Records with drawing code:
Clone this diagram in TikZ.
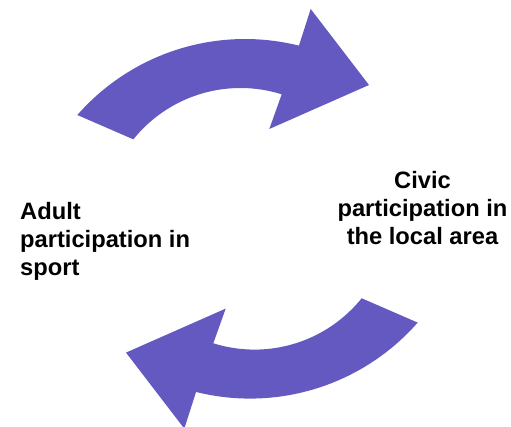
\documentclass[tikz,border=0pt]{standalone}
\usepackage{fontspec}
\setmainfont{Liberation Sans}
\definecolor{arrowpurple}{RGB}{100,89,192}
\begin{document}
\begin{tikzpicture}[x=1pt,y=-1pt,
  bigarrow/.style={fill=arrowpurple,draw=none},
  label/.style={font=\fontsize{23.7}{28}\selectfont\bfseries,inner sep=0pt}]
\useasboundingbox (0,0) rectangle (511,427);
% top arrow
\path[bigarrow] (77.3,115)
  -- plot[domain=-138.8:-76,samples=40] ({245+223*cos(\x)},{262+223*sin(\x)})
  -- (310.7,9) -- (369,85) -- (269.3,129) -- (281.7,94.3)
  -- plot[domain=-72.6:-141.2,samples=40] ({240.5+137.5*cos(\x)},{225.5+137.5*sin(\x)})
  -- cycle;
% bottom arrow (same shape turned half round)
\begin{scope}[rotate around={180:(247.5,218.8)}]
\path[bigarrow] (77.3,115)
  -- plot[domain=-138.8:-76,samples=40] ({245+223*cos(\x)},{262+223*sin(\x)})
  -- (310.7,9) -- (369,85) -- (269.3,129) -- (281.7,94.3)
  -- plot[domain=-72.6:-141.2,samples=40] ({240.5+137.5*cos(\x)},{225.5+137.5*sin(\x)})
  -- cycle;
\end{scope}
\node[label,anchor=base west,align=left] (adult) at (20,276) {Adult\\participation in\\sport};
\node[label,anchor=base,align=center] (civic) at (422.5,245) {Civic\\participation in\\the local area};
\end{tikzpicture}
\end{document}
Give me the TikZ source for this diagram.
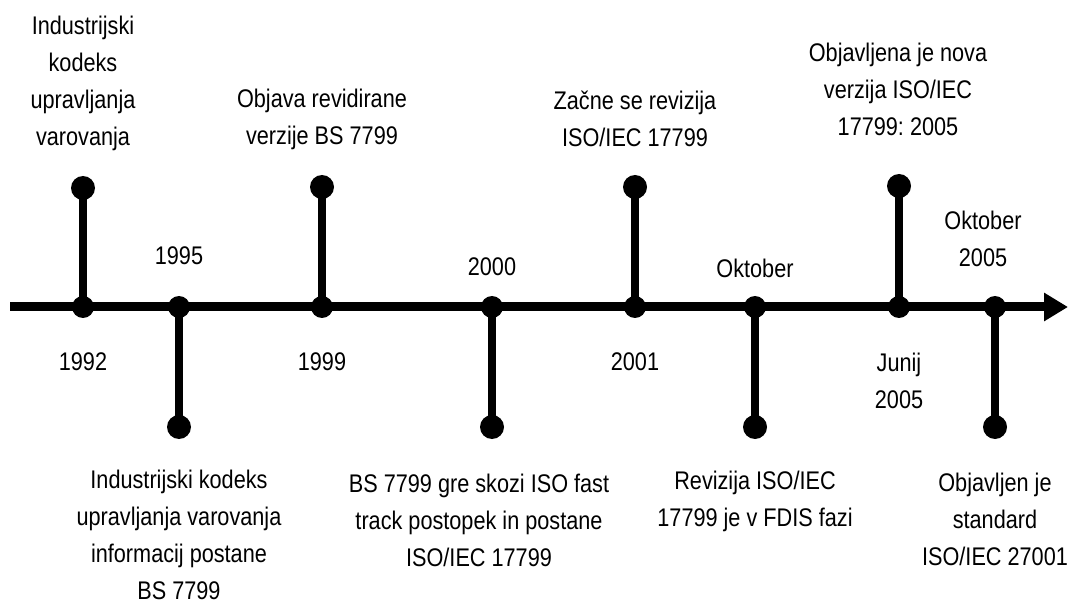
\documentclass[tikz,border=0pt]{standalone}
\usepackage{fontspec}
\setmainfont{Liberation Sans}[FakeStretch=0.85]
\usetikzlibrary{arrows.meta}
\frenchspacing
\begin{document}
\begin{tikzpicture}[x=1pt,y=-1pt,
  dotnode/.style={circle,fill=black,inner sep=0pt,minimum size=24pt},
  jn/.style={circle,fill=black,inner sep=0pt,minimum size=22pt},
  stem/.style={line width=8.5pt},
  lbl/.style={align=center,inner sep=0pt,font=\fontsize{25.5}{37}\selectfont},
  axis/.style={line width=9pt,-{Triangle[length=24pt,width=27pt]}}]
\useasboundingbox (0,0) rectangle (1069,604);
% axis
\coordinate (start) at (10,307);
\coordinate (tip) at (1068,307);
\draw[axis] (start) -- (tip);
% junctions on axis
\node[jn] (m1) at (83,307) {};
\node[jn] (m2) at (179,307) {};
\node[jn] (m3) at (322,307) {};
\node[jn] (m4) at (492,307) {};
\node[jn] (m5) at (635,307) {};
\node[jn] (m6) at (755,307) {};
\node[jn] (m7) at (899,307) {};
\node[jn] (m8) at (995,307) {};
% end dots
\node[dotnode] (d1) at (83,188) {};
\node[dotnode] (d2) at (179,427) {};
\node[dotnode] (d3) at (322,187) {};
\node[dotnode] (d4) at (492,427) {};
\node[dotnode] (d5) at (635,187) {};
\node[dotnode] (d6) at (755,427) {};
\node[dotnode] (d7) at (899,186) {};
\node[dotnode] (d8) at (995,427) {};
\foreach \i in {1,...,8} \draw[stem] (m\i.center) -- (d\i.center);
% top texts
\node[lbl] (t1) at (83,83) {Industrijski\\kodeks\\upravljanja\\varovanja};
\node[lbl] (t3) at (322,119) {Objava revidirane\\verzije BS 7799};
\node[lbl] (t5) at (635,119) {Začne se revizija\\ISO/IEC 17799};
\node[lbl] (t7) at (898,89) {Objavljena je nova\\verzija ISO/IEC\\17799: 2005};
% dates above axis
\node[lbl] (y2) at (179,256) {1995};
\node[lbl] (y4) at (492,267) {2000};
\node[lbl] (y6) at (755,268) {Oktober};
\node[lbl] (y8) at (983,239) {Oktober\\2005};
% dates below axis
\node[lbl] (y1) at (83,362) {1992};
\node[lbl] (y3) at (322,362) {1999};
\node[lbl] (y5) at (635,362) {2001};
\node[lbl] (y7) at (899,381) {Junij\\2005};
% bottom texts
\node[lbl] (b2) at (179,535) {Industrijski kodeks\\upravljanja varovanja\\informacij postane\\BS 7799};
\node[lbl] (b4) at (479,520) {BS 7799 gre skozi ISO fast\\track postopek in postane\\ISO/IEC 17799};
\node[lbl] (b6) at (755,501) {Revizija ISO/IEC\\17799 je v FDIS fazi};
\node[lbl] (b8) at (995,519) {Objavljen je\\standard\\ISO/IEC 27001};
\end{tikzpicture}
\end{document}
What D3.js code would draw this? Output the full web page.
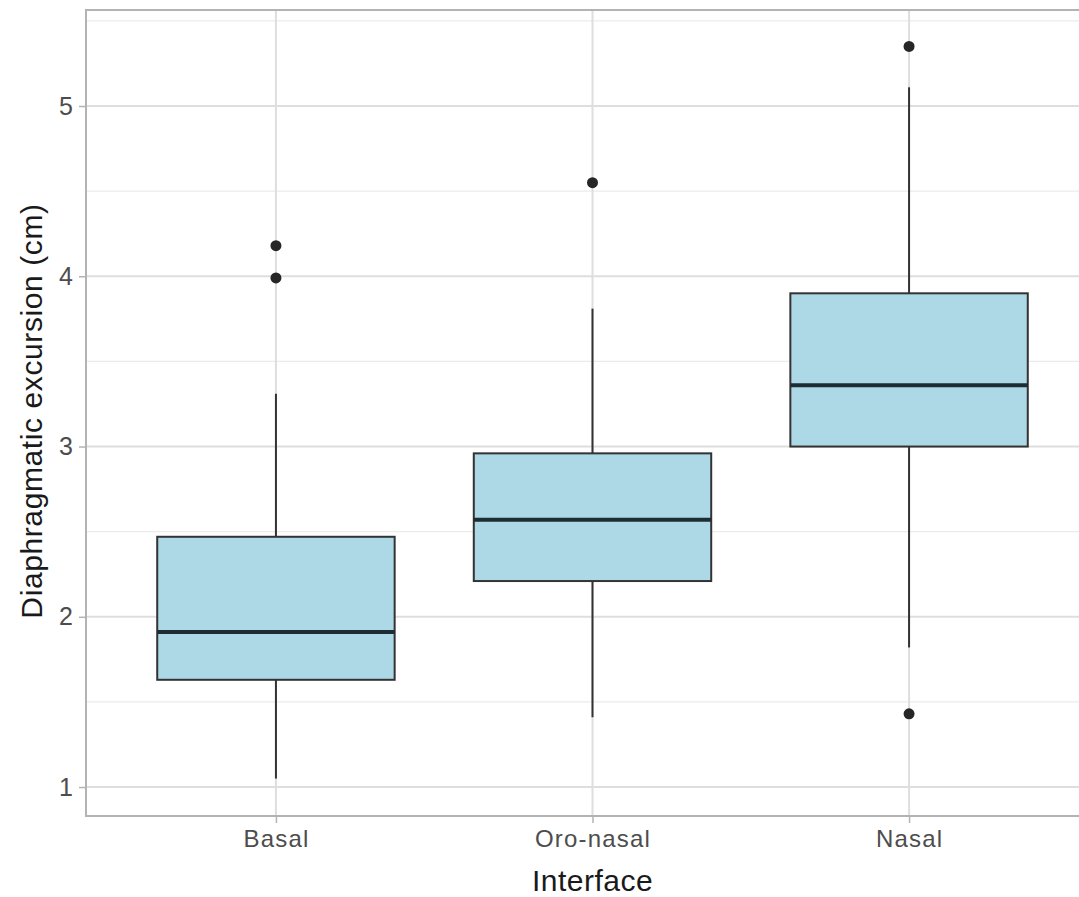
<!DOCTYPE html>
<html>
<head>
<meta charset="utf-8">
<script src="https://cdn.jsdelivr.net/npm/d3@7"></script>
<style>
  body { margin: 0; background: #fff; }
  text { font-family: "Liberation Sans", Arial, sans-serif; }
</style>
</head>
<body>
<svg id="chart" width="1079" height="897"></svg>
<script>
// Box statistics (cm)
const groups = ['Basal', 'Oro-nasal', 'Nasal'];
const q1 = [1.63, 2.21, 3.00];
const median = [1.91, 2.57, 3.36];
const q3 = [2.47, 2.96, 3.90];
const whiskerLow = [1.05, 1.41, 1.82];
const whiskerHigh = [3.31, 3.81, 5.11];
const outliers = [[3.99, 4.18], [4.55], [5.35, 1.43]];
const yTicks = [1, 2, 3, 4, 5];
const yMinor = [1.5, 2.5, 3.5, 4.5, 5.5];

const svg = d3.select('#chart');
const margin = { left: 86, top: 10, right: -20, bottom: 81 };
const W = 1079, H = 897;
const x0 = margin.left, x1 = W - margin.right;
const y0 = margin.top, y1 = H - margin.bottom;

// discrete x with ggplot's 0.6 expansion
const x = d3.scaleLinear().domain([0.4, groups.length + 0.6]).range([x0, x1]);
const y = d3.scaleLinear().domain([0.83, 5.564]).range([y1, y0]);
const boxW = x(1.75) - x(1);

const g = svg.append('g');

// minor grid
g.selectAll('.minor').data(yMinor).enter().append('line')
    .attr('x1', x0).attr('x2', x1)
    .attr('y1', d => y(d)).attr('y2', d => y(d))
    .style('stroke', '#ebebeb').style('stroke-width', 1.2);

// major grid
g.selectAll('.major-y').data(yTicks).enter().append('line')
    .attr('x1', x0).attr('x2', x1)
    .attr('y1', d => y(d)).attr('y2', d => y(d))
    .style('stroke', '#dedede').style('stroke-width', 2);

g.selectAll('.major-x').data(groups).enter().append('line')
    .attr('x1', (d, i) => x(i + 1)).attr('x2', (d, i) => x(i + 1))
    .attr('y1', y0).attr('y2', y1)
    .style('stroke', '#dedede').style('stroke-width', 2);

// boxes
const box = g.selectAll('.box').data(groups).enter().append('g');

box.append('line')
    .attr('x1', (d, i) => x(i + 1)).attr('x2', (d, i) => x(i + 1))
    .attr('y1', (d, i) => y(whiskerHigh[i])).attr('y2', (d, i) => y(q3[i]))
    .style('stroke', '#333').style('stroke-width', 2);

box.append('line')
    .attr('x1', (d, i) => x(i + 1)).attr('x2', (d, i) => x(i + 1))
    .attr('y1', (d, i) => y(q1[i])).attr('y2', (d, i) => y(whiskerLow[i]))
    .style('stroke', '#333').style('stroke-width', 2);

box.append('rect')
    .attr('x', (d, i) => x(i + 1) - boxW / 2)
    .attr('width', boxW)
    .attr('y', (d, i) => y(q3[i]))
    .attr('height', (d, i) => y(q1[i]) - y(q3[i]))
    .style('fill', '#add8e6')
    .style('stroke', '#333').style('stroke-width', 2);

box.append('line')
    .attr('x1', (d, i) => x(i + 1) - boxW / 2).attr('x2', (d, i) => x(i + 1) + boxW / 2)
    .attr('y1', (d, i) => y(median[i])).attr('y2', (d, i) => y(median[i]))
    .style('stroke', '#1e2d32').style('stroke-width', 4);

groups.forEach((grp, i) => {
    g.selectAll('.out-' + i).data(outliers[i]).enter().append('circle')
        .attr('cx', x(i + 1))
        .attr('cy', d => y(d))
        .attr('r', 5.5)
        .style('fill', '#262626');
});

// panel border
g.append('rect')
    .attr('x', x0).attr('y', y0)
    .attr('width', x1 - x0).attr('height', y1 - y0)
    .style('fill', 'none').style('stroke', '#b3b3b3').style('stroke-width', 2);

// y axis
const yAxis = g.append('g')
    .attr('transform', `translate(${x0},0)`)
    .call(d3.axisLeft(y).tickValues(yTicks).tickSize(7).tickPadding(6).tickFormat(d3.format('d')));
yAxis.select('.domain').remove();
yAxis.selectAll('.tick line').style('stroke', '#b3b3b3').style('stroke-width', 1.5);
yAxis.selectAll('.tick text')
    .style('font-size', '25px').style('fill', '#4d4d4d')
    .style('font-family', '"Liberation Sans", Arial, sans-serif');

// x axis
const xAxis = g.append('g')
    .attr('transform', `translate(0,${y1})`)
    .call(d3.axisBottom(x).tickValues([1, 2, 3]).tickSize(7).tickPadding(7)
        .tickFormat(d => groups[d - 1]));
xAxis.select('.domain').remove();
xAxis.selectAll('.tick line').style('stroke', '#b3b3b3').style('stroke-width', 1.5);
xAxis.selectAll('.tick text')
    .style('font-size', '24px').style('fill', '#4d4d4d')
    .style('letter-spacing', '1.2px')
    .style('font-family', '"Liberation Sans", Arial, sans-serif');

// axis titles
svg.append('text')
    .attr('x', x(2)).attr('y', 891)
    .attr('text-anchor', 'middle')
    .style('font-size', '30px').style('fill', '#1a1a1a')
    .style('letter-spacing', '0.5px')
    .text('Interface');

svg.append('text')
    .attr('transform', `translate(42,${(y0 + y1) / 2 - 2}) rotate(-90)`)
    .attr('text-anchor', 'middle')
    .style('font-size', '30px').style('fill', '#1a1a1a')
    .style('letter-spacing', '0.6px')
    .text('Diaphragmatic excursion (cm)');
</script>
</body>
</html>
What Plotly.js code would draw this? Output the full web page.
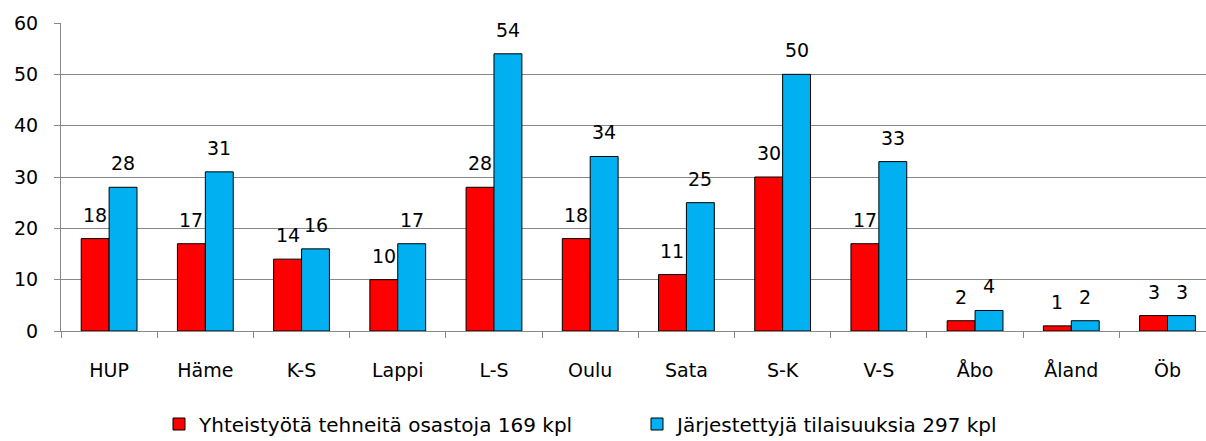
<!DOCTYPE html>
<html><head><meta charset="utf-8">
<script src="https://cdn.plot.ly/plotly-3.0.1.min.js"></script>
<style>html,body{margin:0;padding:0;background:#fff}</style>
</head><body>
<div id="chart" style="width:1206px;height:441px"></div>
<script>
const categories = ["HUP","Häme","K-S","Lappi","L-S","Oulu","Sata","S-K","V-S","Åbo","Åland","Öb"];
const yhteistyo = [18,17,14,10,28,18,11,30,17,2,1,3];
const tilaisuudet = [28,31,16,17,54,34,25,50,33,4,2,3];
const seriesNames = ["Yhteistyötä tehneitä osastoja 169 kpl","Järjestettyjä tilaisuuksia 297 kpl"];
const colors = ["#ff0000","#00b0f0"];

const font = "Verdana, 'DejaVu Sans', sans-serif";
const traces = [yhteistyo, tilaisuudet].map((vals,i)=>({
  type:"bar", x:categories, y:vals, name:seriesNames[i],
  marker:{color:colors[i], line:{color:"#000", width:1}},
  offsetgroup:String(i), hoverinfo:"skip"
}));

const annotations = [];
[yhteistyo, tilaisuudet].forEach((vals,i)=>{
  vals.forEach((v,j)=>{
    annotations.push({
      x:categories[j], y:v, xref:"x", yref:"y", text:String(v), showarrow:false,
      xshift: (i===0?-14:14), yanchor:"bottom", yshift:11,
      font:{family:font, size:19, color:"#000"}
    });
  });
});

const layout = {
  width:1206, height:441,
  margin:{l:61, r:0, t:23, b:110, autoexpand:false},
  paper_bgcolor:"#fff", plot_bgcolor:"#fff",
  barmode:"group", bargap:0.42, bargroupgap:0,
  showlegend:true,
  legend:{orientation:"h", xref:"container", yref:"container", x:159/1206, xanchor:"left",
    y:1-424/441, yanchor:"middle",
    font:{family:"'DejaVu Sans', sans-serif", size:20, color:"#000"},
    itemwidth:30, tracegroupgap:0, entrywidth:433, entrywidthmode:"pixels"},
  xaxis:{type:"category", showline:true, linecolor:"#888", linewidth:1,
    ticks:"outside", tickson:"boundaries", ticklen:6, tickcolor:"#888",
    ticklabelstandoff:22,
    tickfont:{family:font, size:19, color:"#000"}, showgrid:false, zeroline:false,
    range:[-0.5,11.4]},
  yaxis:{range:[0,60], dtick:10, showline:true, linecolor:"#888", linewidth:1,
    ticks:"outside", ticklen:6, tickcolor:"#888", showgrid:true, gridcolor:"#888", gridwidth:1,
    ticklabelstandoff:12,
    zeroline:false, tickfont:{family:font, size:19, color:"#000"}},
  annotations:annotations
};
Plotly.newPlot("chart", traces, layout, {displayModeBar:false, staticPlot:true});
</script>
</body></html>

§ EXERCISE REQUIREMENTS:
Extract the part of the records that opens with the line containing "What D3.js code" and closes with the line containing "const y0 = margin.top, y1". Take only those lines, exactly, and no pictures.

§ ANSWER IN FULL:
What D3.js code would draw this? Output the full web page.
<!DOCTYPE html>
<html>
<head>
<meta charset="utf-8">
<script src="https://cdn.jsdelivr.net/npm/d3@7"></script>
<style>
  body { margin: 0; background: #fff; }
  text { font-family: "Liberation Sans", Arial, sans-serif; }
</style>
</head>
<body>
<svg id="chart" width="1079" height="897"></svg>
<script>
// Box statistics (cm)
const groups = ['Basal', 'Oro-nasal', 'Nasal'];
const q1 = [1.63, 2.21, 3.00];
const median = [1.91, 2.57, 3.36];
const q3 = [2.47, 2.96, 3.90];
const whiskerLow = [1.05, 1.41, 1.82];
const whiskerHigh = [3.31, 3.81, 5.11];
const outliers = [[3.99, 4.18], [4.55], [5.35, 1.43]];
const yTicks = [1, 2, 3, 4, 5];
const yMinor = [1.5, 2.5, 3.5, 4.5, 5.5];

const svg = d3.select('#chart');
const margin = { left: 86, top: 10, right: -20, bottom: 81 };
const W = 1079, H = 897;
const x0 = margin.left, x1 = W - margin.right;
const y0 = margin.top, y1 = H - margin.bottom;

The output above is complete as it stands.